Café Pacífico

Por Sérgio Capparelli No Café Pacifico, em frente ao porto, me perguntava por que chove toda vez chego a Hong Kong. Imediatamente me dei …

Por Sérgio Capparelli
No Café Pacifico, em frente ao porto, me perguntava por que chove toda vez chego a Hong Kong. Imediatamente me dei conta do quanto a frase é capciosa. E delirante. Ela pressupõe que o autor se julga tão importante ao ponto que sua simples presença crie fenômenos meteorológicos. Talvez fosse mais correto dizer: chego a Hong Kong e o dia está chuvoso. Mais simples e menos presunçoso. Mesmo que, neste caso, essa cidade observe presunçosamente quem chega e quem parte do alto do Monte Vitória.

Chego, portanto, e chove. E continua chovendo sobre a baía de Hong Kong, aqui na minha frente, no saguão do Café Pacífico. E a chuva bate nas fachadas de vidro do Banco da China, nas barcas ancoradas no porto, prontas para partir para Macau, e Shenzhen, e chove também sobre os trilhos futuristas que cortam a cidade até o aeroporto. Ora, futuristas são os trilhos, o próprio trem ou o conjunto veloz que partindo do centro da cidade corta a baía até chegar ao aeroporto? Ao me dar conta da incongruência, não encontro resposta, a não ser que a velhice - ou o início dela - me enche de perguntas e de preocupações bobas.
II

Passo a página do The Standard e descubro que se discute agora um salário mínimo para o trabalhador de Hong Kong, com objeções empresariais (salário mínimo interfere na liberdade empresarial) e dos que defendem um capitalismo com rosto social (necessidade de proteger os trabalhadores mais vulneráveis). A proposta é de US$ 5,00 por hora, o que daria US$2.000 por mês ou R$ 3.400,00.

Alguns defendem que as empregadas domésticas recebam também este salário mínimo. Atualmente, elas ganham R$ 1.000,00 e a mudança multiplicaria por três esse valor, o que incomoda a classe média.

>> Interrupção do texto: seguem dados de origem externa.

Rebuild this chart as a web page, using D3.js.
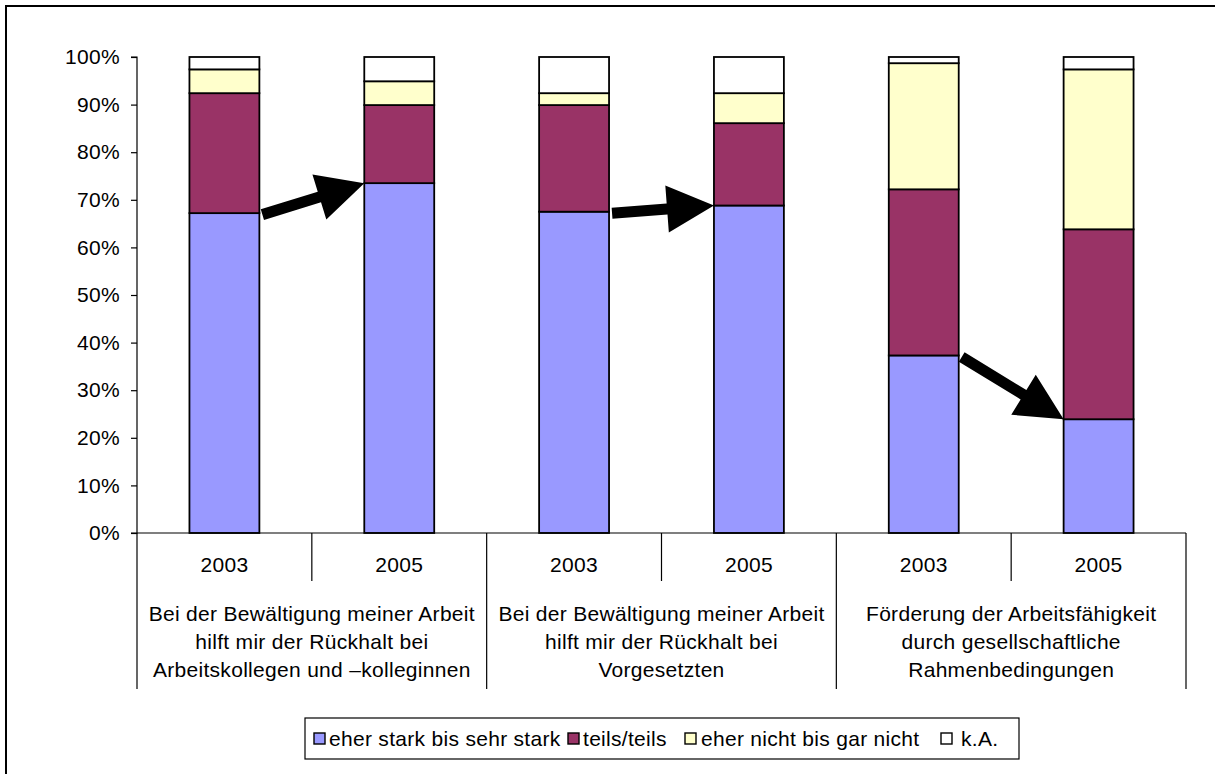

Para resolver esse incômodo - há 260 mil mulheres das Filipinas e da Indonésia em Hong Kong -, o governo estuda a importação de faxineiras da China. De preferência com mais de 40 anos e nunca por mais de seis anos, para que não sejam tentadas a ficar, trazendo famílias e onerando a sociedade.

Como se isso não bastasse, o jornal South China Morning Post noticia que 17,9% ou um em cada seis habitantes vivem abaixo da linha de pobreza. As estatísticas do General Household Service confirmam que esse pobres ganham menos de HK$3.300,00 por mês, ou seja, BR$1000,00. O jornalista não apontou um fato curioso: as empregadas domésticas importadas de outros países ganham um salário bem nessa linha fatídica, trabalhando mais de 12 horas por dia, o que não incomoda ninguém.
III

Retiro então os olhos do jornal, bebo mais um pouco de café e descubro que a chuva está mais forte. E me dou conta de que se venho ou não venho a Hong Kong, tanto faz, pois ora chove, ora faz sol. O sol não se importa com a chuva, a chuva não se importa com o sol. Nem a luz com a escuridão e vice versa. Ou o calor com o frio. Sou em quem se importa, nesse dia em que as nuvens acordaram baixas, formando um teto escuro, provocando uma sensação de que chovia, bem antes de avistar os pingos.

Pensei então nesses últimos dias turbulentos - para mim, claro, pois os dias para os dias não são turbulentos ou tranquilos - com a mudança para São Paulo, a volta inesperada a Porto Alegre para tratar de problemas de saúde, a volta a São Paulo e arrumação do apartamento para que ele fosse meu - para o apartamento, tanto fez como tanto faz ser de um ou de outro - e de novo no avião, dessa vez para explorar outro apartamento, esse perto de Veneza. Tomar posse, como dizia.

Na verdade, a maior parte do tempo no subúrbio de Pordenone - uma cidade de 38 mil habitantes na província de Friuli-Venezzia-Giulia - foi percorrer a burocracia atrás de um comprovante atestando que meu endereço era agora na Pont de le Cassie, 5. Consegui, depois de muitas andanças. Falta agora o codice fiscal - o CPF italiano - a carteira de identidade e a carteira de saúde. Aliás, boa parte do meu esforço foi para conseguir essa carteira de saúde do SUS italiano, porque a doença não está preocupada se tenho ou não tenho carteira de identidade ou de saúde, pois com carteira ou sem carteira ela se vê na obrigação de fazer a sua parte. E faz. Quer dizer, nem obrigada é, apenas segue seu curso e eu dentro nele, navegando em um barco frágil, que é o corpo humano.